An Application Load Balancer (ALB) is a type of load balancer provided by AWS that functions at the application layer i.e. Layer 7 of the OSI model. ALBs are used to route traffic based on the content of the request to the appropriate target group.

In this article, we will look at the best practices to secure your Application Load Balancer.

Use HTTPS Listener

Only forward HTTPS traffic to your target group. Enable HTTP to HTTPS redirect for your ALB so that you can continue serving HTTP traffic securely.

Use Amazon Certificate Manager (ACM)

ACM should be used to provision and manage SSL certificates. ACM integrates directly with AWS ALB and also manages the auto-rotation of these certificates. ACM greatly reduces the management overhead associated with SSL certificates. Another reason to use ACM is that it is free.

Separate ALB & Target Group

Run your internet-facing ALB in a public subnet and your application servers (target group) in a private subnet.
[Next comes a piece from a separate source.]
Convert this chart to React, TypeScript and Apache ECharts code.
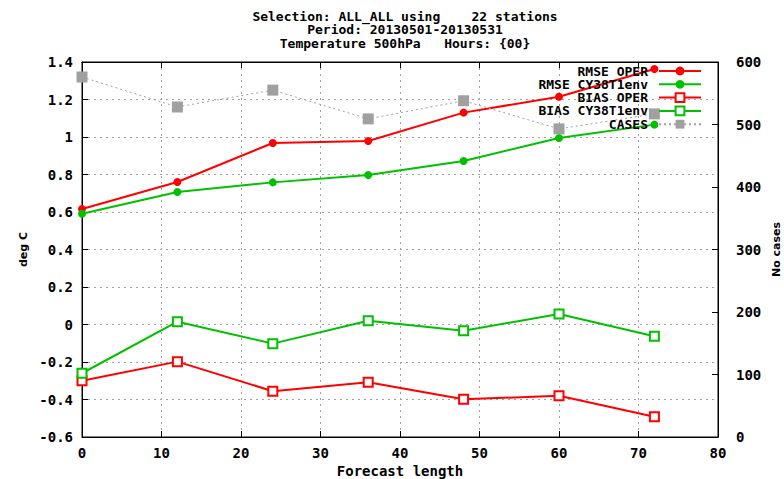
import React, { useEffect, useRef } from "react";
import * as echarts from "echarts";

const leadTimes = [0, 12, 24, 36, 48, 60, 72];
const rmseOper = [0.616, 0.76, 0.968, 0.979, 1.13, 1.215, 1.363];
const rmseCy = [0.591, 0.707, 0.758, 0.797, 0.872, 0.995, 1.066];
const biasOper = [-0.3, -0.198, -0.356, -0.308, -0.399, -0.38, -0.492];
const biasCy = [-0.26, 0.015, -0.102, 0.02, -0.033, 0.056, -0.063];
const cases = [576, 528, 555, 509, 538, 493, 517];

const seriesNames = ["RMSE OPER", "RMSE CY38T1env", "BIAS OPER", "BIAS CY38T1env", "CASES"];
const titleLines = [
  "Selection: ALL_ALL using    22 stations",
  "Period: 20130501-20130531",
  "Temperature 500hPa   Hours: {00}",
];

const MONO = "'DejaVu Sans Mono', monospace";
const RED = "#ff0000";
const GREEN = "#00c000";
const GRAY = "#a0a0a0";

const pairs = (ys: number[]) => leadTimes.map((x, i) => [x, ys[i]]);

export default function App() {
  const ref = useRef<HTMLDivElement>(null);
  useEffect(() => {
    if (!ref.current) return;
    const chart = echarts.init(ref.current, null, { renderer: "svg" });
    const labelStyle = { fontFamily: MONO, fontWeight: "bold" as const, fontSize: 14, color: "#000" };
    const smallStyle = { fontFamily: MONO, fontWeight: "bold" as const, fontSize: 13, color: "#000" };
    const nameStyle = { fontFamily: "'DejaVu Sans', sans-serif", fontWeight: "bold" as const, fontSize: 11, color: "#000" };
    const option: any = {
      animation: false,
      backgroundColor: "#fff",
      title: {
        text: titleLines.join("\n"),
        left: 400,
        top: 4.5,
        textAlign: "center",
        textStyle: { ...smallStyle, lineHeight: 13.5 },
      },
      legend: seriesNames.map((n, i) => ({
        data: [n],
        right: 82,
        top: 71 + 13.3 * i - 6.5,
        orient: "horizontal",
        align: "right",
        itemWidth: 42,
        itemHeight: 11,
        selectedMode: false,
        padding: 0,
        textStyle: { ...smallStyle, lineHeight: 13, padding: [0, 6, 0, 0] },
      })),
      grid: {
        left: 82,
        right: 66,
        top: 62,
        bottom: 42,
        show: true,
        borderColor: "#000",
        borderWidth: 1,
        backgroundColor: "transparent",
        outerBoundsMode: "none",
        containLabel: false,
      },
      xAxis: [
        {
          type: "value",
          min: 0,
          max: 80,
          interval: 10,
          name: "Forecast length",
          nameLocation: "middle",
          nameGap: 27,
          nameMoveOverlap: false,
          nameTextStyle: labelStyle,
          axisLine: { show: true, onZero: false, lineStyle: { color: "#000" } },
          axisTick: { show: true, inside: true, length: 6, lineStyle: { color: "#000" } },
          axisLabel: { ...labelStyle, margin: 9 },
          splitLine: { show: true, lineStyle: { color: GRAY, type: [2, 4], width: 1 } },
        },
        {
          type: "value",
          position: "top",
          min: 0,
          max: 80,
          interval: 10,
          axisLine: { show: true, onZero: false, lineStyle: { color: "#000" } },
          axisTick: { show: true, inside: true, length: 6, lineStyle: { color: "#000" } },
          axisLabel: { show: false },
          splitLine: { show: false },
        },
      ],
      yAxis: [
        {
          type: "value",
          min: -0.6,
          max: 1.4,
          interval: 0.2,
          name: "deg C",
          nameLocation: "middle",
          nameGap: 53,
          nameMoveOverlap: false,
          nameTextStyle: nameStyle,
          axisLine: { show: true, onZero: false, lineStyle: { color: "#000" } },
          axisTick: { show: true, inside: true, length: 6, lineStyle: { color: "#000" } },
          axisLabel: {
            ...labelStyle,
            margin: 9,
            formatter: (v: number) => String(Math.round(v * 10) / 10),
          },
          splitLine: { show: true, lineStyle: { color: GRAY, type: [2, 4], width: 1 } },
        },
        {
          type: "value",
          position: "right",
          min: 0,
          max: 600,
          interval: 100,
          name: "No cases",
          nameLocation: "middle",
          nameGap: 53,
          nameRotate: 90,
          nameMoveOverlap: false,
          nameTextStyle: nameStyle,
          axisLine: { show: true, onZero: false, lineStyle: { color: "#000" } },
          axisTick: { show: true, inside: true, length: 6, lineStyle: { color: "#000" } },
          axisLabel: { ...labelStyle, margin: 18 },
          splitLine: { show: false },
        },
      ],
      series: [
        {
          name: seriesNames[0],
          type: "line",
          data: pairs(rmseOper),
          symbol: "circle",
          symbolSize: 8,
          itemStyle: { color: RED },
          lineStyle: { color: RED, width: 2 },
        },
        {
          name: seriesNames[1],
          type: "line",
          data: pairs(rmseCy),
          symbol: "circle",
          symbolSize: 8,
          itemStyle: { color: GREEN },
          lineStyle: { color: GREEN, width: 2 },
        },
        {
          name: seriesNames[2],
          type: "line",
          data: pairs(biasOper),
          symbol: "emptyRect",
          symbolSize: 9,
          itemStyle: { color: RED, borderColor: RED, borderWidth: 2 },
          lineStyle: { color: RED, width: 2 },
        },
        {
          name: seriesNames[3],
          type: "line",
          data: pairs(biasCy),
          symbol: "emptyRect",
          symbolSize: 9,
          itemStyle: { color: GREEN, borderColor: GREEN, borderWidth: 2 },
          lineStyle: { color: GREEN, width: 2 },
        },
        {
          name: seriesNames[4],
          type: "line",
          yAxisIndex: 1,
          data: pairs(cases),
          symbol: "rect",
          symbolSize: 11,
          itemStyle: { color: GRAY },
          lineStyle: { color: GRAY, width: 1, type: [2, 3] },
        },
      ],
    };
    chart.setOption(option);
    return () => chart.dispose();
  }, []);
  return <div ref={ref} style={{ width: 784, height: 479, position: "absolute", left: 0, top: 0 }} />;
}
Security groups should be used to enable connectivity between the load balancer and the servers. E.g. Your target group’s security group should allow inbound traffic from the load balancer.
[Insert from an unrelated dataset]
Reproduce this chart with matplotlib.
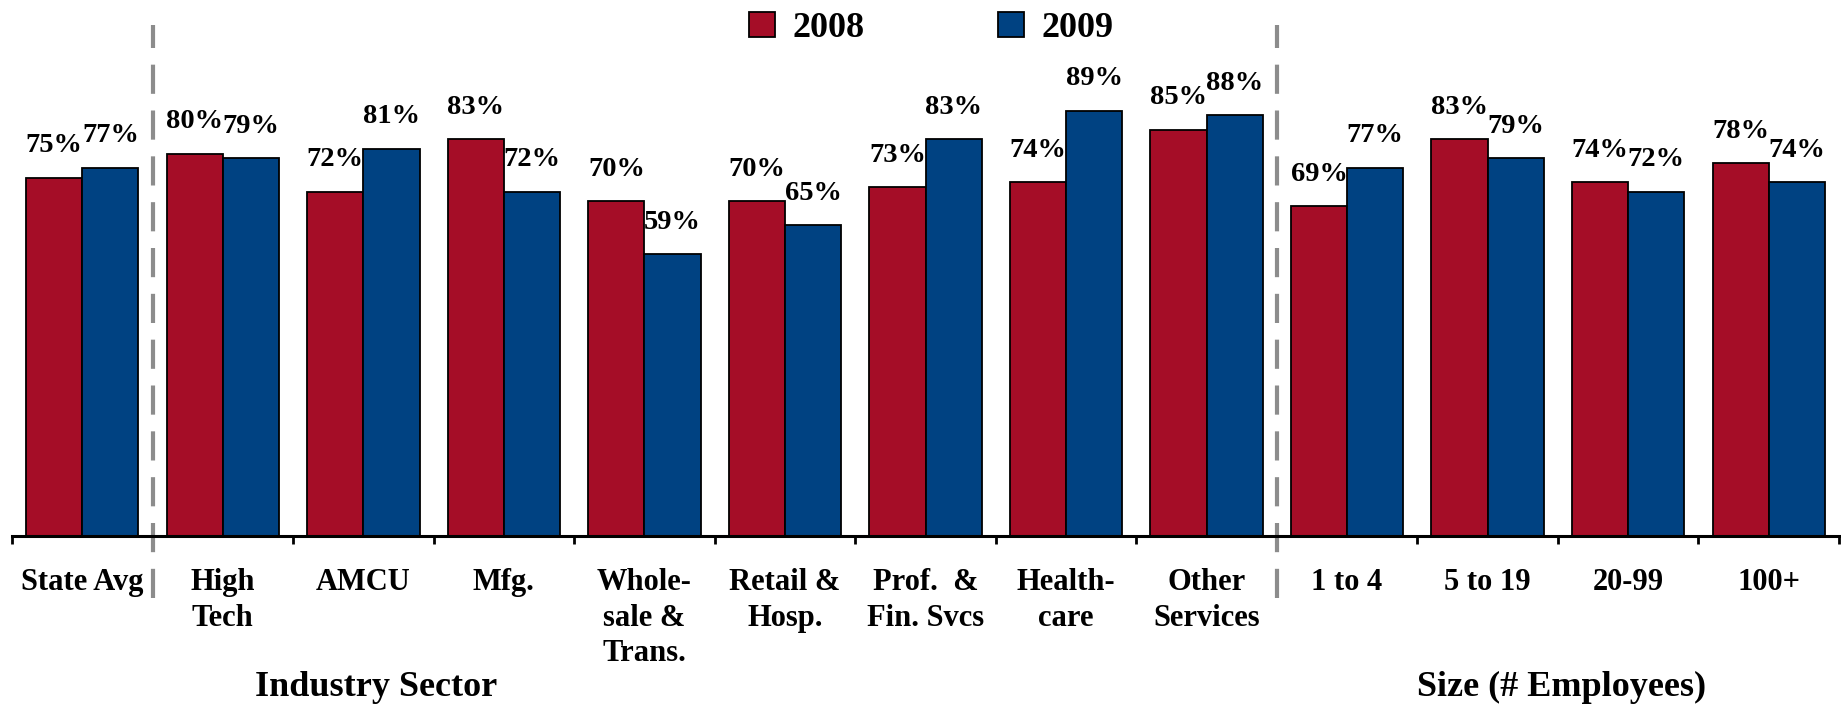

The primary reason to keep your application servers in a private subnet is to prevent any unintended access to your application servers.
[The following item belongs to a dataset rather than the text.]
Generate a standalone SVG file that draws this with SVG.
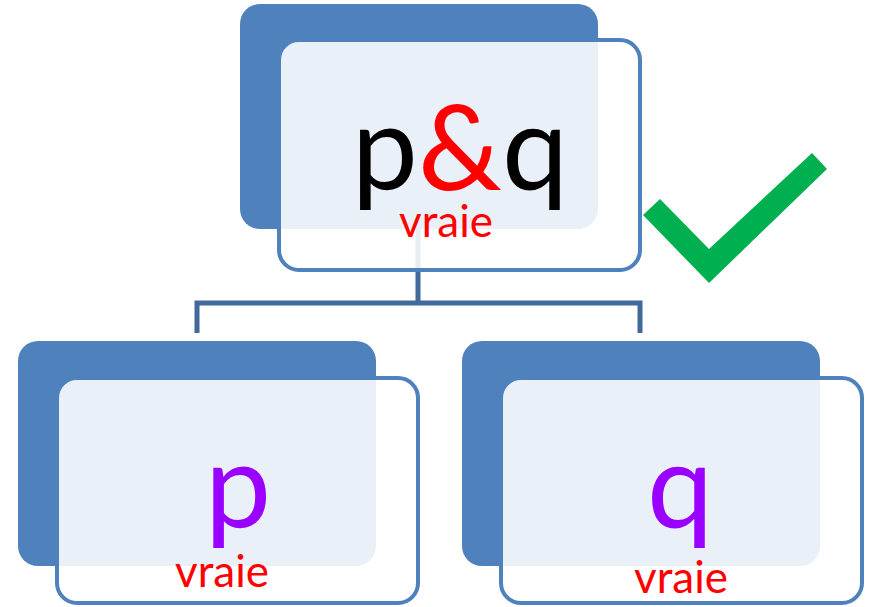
<svg xmlns="http://www.w3.org/2000/svg" width="871" height="607" viewBox="0 0 871 607">
  <style>
    .back { fill: #4F81BD; }
    .front { fill: #FFFFFF; fill-opacity: 0.88; stroke: #4F81BD; stroke-width: 4; }
    .link { fill: none; stroke: #41699C; stroke-width: 5; }
    .big { font-family: Lato, "Open Sans", "Liberation Sans", sans-serif; font-size: 118px; text-anchor: middle; }
    .val { font-family: Lato, "Open Sans", "Liberation Sans", sans-serif; font-size: 44px; fill: #FF0000; text-anchor: middle; }
    .var { fill: #9900FF; }
  </style>

  <!-- tree connectors, drawn under the node cards -->
  <g id="connectors">
    <path class="link" d="M418 229 V303 M197 333 V303 H640 V333"/>
  </g>

  <!-- root: p & q -->
  <g id="node-pq">
    <rect class="back" x="240" y="4" width="358" height="225" rx="20"/>
    <rect class="front" x="279" y="40" width="361" height="230" rx="20"/>
    <text class="big" x="460" y="190"><tspan fill="#000000">p</tspan><tspan fill="#FF0000">&amp;</tspan><tspan fill="#000000">q</tspan></text>
    <text class="val" x="446" y="237">vraie</text>
  </g>

  <!-- left child: p -->
  <g id="node-p">
    <rect class="back" x="18" y="341" width="358" height="225" rx="20"/>
    <rect class="front" x="57" y="378" width="361" height="225" rx="20"/>
    <text class="big var" x="238" y="528">p</text>
    <text class="val" x="222" y="587">vraie</text>
  </g>

  <!-- right child: q -->
  <g id="node-q">
    <rect class="back" x="462" y="341" width="358" height="225" rx="20"/>
    <rect class="front" x="501" y="378" width="361" height="225" rx="20"/>
    <text class="big var" x="680" y="528">q</text>
    <text class="val" x="681" y="593">vraie</text>
  </g>

  <!-- green tick -->
  <g id="check">
    <polygon fill="#00B050" points="643,215 660,199 709,249 812,153 827,169 709,283"/>
  </g>
</svg>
Integrate AWS Web Access Firewall (WAF)

AWS WAF integrates with ALB and can be used to protect your application against attacks like DDoS, SQL injection, cross-site scripting, etc. Any malicious requests are blocked at the load balancer itself and thus preventing these requests from reaching your application.

Access Logs

Enable Access Logs for your ALB. Access logs capture detailed information about requests received by the load balancer that help in debugging later.